Copy the data that follows, character for character, minus the pictures.

§ Supplied data
-- START --

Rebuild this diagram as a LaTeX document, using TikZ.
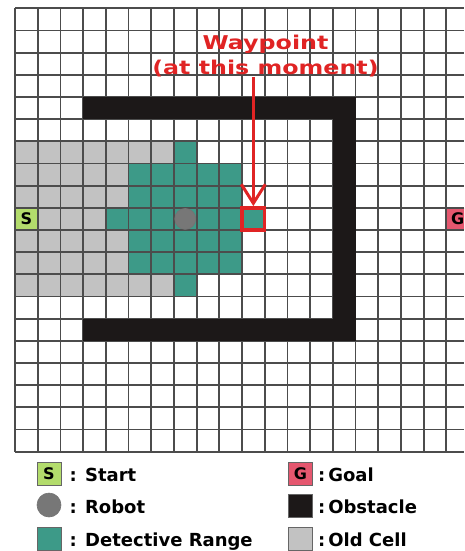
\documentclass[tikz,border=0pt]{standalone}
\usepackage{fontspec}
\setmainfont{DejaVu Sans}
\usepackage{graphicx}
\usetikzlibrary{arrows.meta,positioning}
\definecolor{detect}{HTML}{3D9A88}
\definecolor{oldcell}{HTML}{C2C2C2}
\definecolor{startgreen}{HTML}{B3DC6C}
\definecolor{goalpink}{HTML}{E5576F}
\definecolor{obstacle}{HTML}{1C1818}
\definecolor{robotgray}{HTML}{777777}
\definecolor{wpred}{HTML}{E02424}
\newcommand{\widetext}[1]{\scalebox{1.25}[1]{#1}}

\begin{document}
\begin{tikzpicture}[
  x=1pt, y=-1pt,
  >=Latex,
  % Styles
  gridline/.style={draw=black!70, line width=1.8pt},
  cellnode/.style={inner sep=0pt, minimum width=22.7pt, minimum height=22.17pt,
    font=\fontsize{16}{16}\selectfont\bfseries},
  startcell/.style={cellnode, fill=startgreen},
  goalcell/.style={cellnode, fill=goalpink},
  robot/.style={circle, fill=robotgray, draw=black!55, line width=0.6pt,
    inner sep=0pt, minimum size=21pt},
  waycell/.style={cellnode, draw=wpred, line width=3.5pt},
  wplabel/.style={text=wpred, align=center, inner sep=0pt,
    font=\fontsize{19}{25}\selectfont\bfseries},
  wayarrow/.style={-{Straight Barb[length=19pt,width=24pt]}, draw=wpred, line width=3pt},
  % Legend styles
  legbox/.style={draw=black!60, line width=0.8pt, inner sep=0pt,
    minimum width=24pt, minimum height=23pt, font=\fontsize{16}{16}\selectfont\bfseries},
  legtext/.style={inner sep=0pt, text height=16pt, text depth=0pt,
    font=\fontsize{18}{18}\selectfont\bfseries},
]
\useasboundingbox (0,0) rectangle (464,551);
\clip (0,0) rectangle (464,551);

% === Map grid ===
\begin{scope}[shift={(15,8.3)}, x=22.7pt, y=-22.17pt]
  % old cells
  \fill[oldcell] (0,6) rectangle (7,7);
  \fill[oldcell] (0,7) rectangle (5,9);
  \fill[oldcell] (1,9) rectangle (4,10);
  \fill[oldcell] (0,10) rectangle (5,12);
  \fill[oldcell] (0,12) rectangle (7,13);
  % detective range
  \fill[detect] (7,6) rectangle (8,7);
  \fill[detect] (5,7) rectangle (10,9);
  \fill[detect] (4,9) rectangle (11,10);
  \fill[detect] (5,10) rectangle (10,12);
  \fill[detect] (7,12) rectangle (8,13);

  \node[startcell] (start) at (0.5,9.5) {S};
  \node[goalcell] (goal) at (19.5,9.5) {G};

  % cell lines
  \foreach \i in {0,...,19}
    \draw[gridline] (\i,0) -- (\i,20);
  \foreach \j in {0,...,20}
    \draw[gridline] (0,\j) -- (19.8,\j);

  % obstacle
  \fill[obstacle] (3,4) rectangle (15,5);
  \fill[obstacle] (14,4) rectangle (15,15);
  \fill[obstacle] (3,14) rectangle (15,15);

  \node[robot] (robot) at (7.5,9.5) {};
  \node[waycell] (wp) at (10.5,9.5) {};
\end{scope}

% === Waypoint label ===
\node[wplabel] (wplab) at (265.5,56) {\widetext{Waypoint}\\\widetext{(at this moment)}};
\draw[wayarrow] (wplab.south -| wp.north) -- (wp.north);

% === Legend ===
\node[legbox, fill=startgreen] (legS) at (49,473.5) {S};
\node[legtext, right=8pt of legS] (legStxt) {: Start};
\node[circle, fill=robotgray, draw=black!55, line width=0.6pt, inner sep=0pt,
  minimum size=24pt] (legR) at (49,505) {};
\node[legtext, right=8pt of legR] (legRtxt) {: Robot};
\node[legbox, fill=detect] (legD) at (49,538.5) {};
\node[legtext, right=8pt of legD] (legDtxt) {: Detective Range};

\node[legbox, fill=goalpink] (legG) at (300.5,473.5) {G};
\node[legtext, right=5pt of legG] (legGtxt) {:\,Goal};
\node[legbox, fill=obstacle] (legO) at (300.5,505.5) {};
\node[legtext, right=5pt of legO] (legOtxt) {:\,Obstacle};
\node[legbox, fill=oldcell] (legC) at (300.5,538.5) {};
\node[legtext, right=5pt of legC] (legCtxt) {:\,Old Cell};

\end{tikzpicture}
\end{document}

-- END --

§ Written answer
Rebuild this diagram as a LaTeX document, using TikZ.
\documentclass[tikz,border=0pt]{standalone}
\usepackage{fontspec}
\setmainfont{DejaVu Sans}
\usepackage{graphicx}
\usetikzlibrary{arrows.meta,positioning}
\definecolor{detect}{HTML}{3D9A88}
\definecolor{oldcell}{HTML}{C2C2C2}
\definecolor{startgreen}{HTML}{B3DC6C}
\definecolor{goalpink}{HTML}{E5576F}
\definecolor{obstacle}{HTML}{1C1818}
\definecolor{robotgray}{HTML}{777777}
\definecolor{wpred}{HTML}{E02424}
\newcommand{\widetext}[1]{\scalebox{1.25}[1]{#1}}

\begin{document}
\begin{tikzpicture}[
  x=1pt, y=-1pt,
  >=Latex,
  % Styles
  gridline/.style={draw=black!70, line width=1.8pt},
  cellnode/.style={inner sep=0pt, minimum width=22.7pt, minimum height=22.17pt,
    font=\fontsize{16}{16}\selectfont\bfseries},
  startcell/.style={cellnode, fill=startgreen},
  goalcell/.style={cellnode, fill=goalpink},
  robot/.style={circle, fill=robotgray, draw=black!55, line width=0.6pt,
    inner sep=0pt, minimum size=21pt},
  waycell/.style={cellnode, draw=wpred, line width=3.5pt},
  wplabel/.style={text=wpred, align=center, inner sep=0pt,
    font=\fontsize{19}{25}\selectfont\bfseries},
  wayarrow/.style={-{Straight Barb[length=19pt,width=24pt]}, draw=wpred, line width=3pt},
  % Legend styles
  legbox/.style={draw=black!60, line width=0.8pt, inner sep=0pt,
    minimum width=24pt, minimum height=23pt, font=\fontsize{16}{16}\selectfont\bfseries},
  legtext/.style={inner sep=0pt, text height=16pt, text depth=0pt,
    font=\fontsize{18}{18}\selectfont\bfseries},
]
\useasboundingbox (0,0) rectangle (464,551);
\clip (0,0) rectangle (464,551);

% === Map grid ===
\begin{scope}[shift={(15,8.3)}, x=22.7pt, y=-22.17pt]
  % old cells
  \fill[oldcell] (0,6) rectangle (7,7);
  \fill[oldcell] (0,7) rectangle (5,9);
  \fill[oldcell] (1,9) rectangle (4,10);
  \fill[oldcell] (0,10) rectangle (5,12);
  \fill[oldcell] (0,12) rectangle (7,13);
  % detective range
  \fill[detect] (7,6) rectangle (8,7);
  \fill[detect] (5,7) rectangle (10,9);
  \fill[detect] (4,9) rectangle (11,10);
  \fill[detect] (5,10) rectangle (10,12);
  \fill[detect] (7,12) rectangle (8,13);

  \node[startcell] (start) at (0.5,9.5) {S};
  \node[goalcell] (goal) at (19.5,9.5) {G};

  % cell lines
  \foreach \i in {0,...,19}
    \draw[gridline] (\i,0) -- (\i,20);
  \foreach \j in {0,...,20}
    \draw[gridline] (0,\j) -- (19.8,\j);

  % obstacle
  \fill[obstacle] (3,4) rectangle (15,5);
  \fill[obstacle] (14,4) rectangle (15,15);
  \fill[obstacle] (3,14) rectangle (15,15);

  \node[robot] (robot) at (7.5,9.5) {};
  \node[waycell] (wp) at (10.5,9.5) {};
\end{scope}

% === Waypoint label ===
\node[wplabel] (wplab) at (265.5,56) {\widetext{Waypoint}\\\widetext{(at this moment)}};
\draw[wayarrow] (wplab.south -| wp.north) -- (wp.north);

% === Legend ===
\node[legbox, fill=startgreen] (legS) at (49,473.5) {S};
\node[legtext, right=8pt of legS] (legStxt) {: Start};
\node[circle, fill=robotgray, draw=black!55, line width=0.6pt, inner sep=0pt,
  minimum size=24pt] (legR) at (49,505) {};
\node[legtext, right=8pt of legR] (legRtxt) {: Robot};
\node[legbox, fill=detect] (legD) at (49,538.5) {};
\node[legtext, right=8pt of legD] (legDtxt) {: Detective Range};

\node[legbox, fill=goalpink] (legG) at (300.5,473.5) {G};
\node[legtext, right=5pt of legG] (legGtxt) {:\,Goal};
\node[legbox, fill=obstacle] (legO) at (300.5,505.5) {};
\node[legtext, right=5pt of legO] (legOtxt) {:\,Obstacle};
\node[legbox, fill=oldcell] (legC) at (300.5,538.5) {};
\node[legtext, right=5pt of legC] (legCtxt) {:\,Old Cell};

\end{tikzpicture}
\end{document}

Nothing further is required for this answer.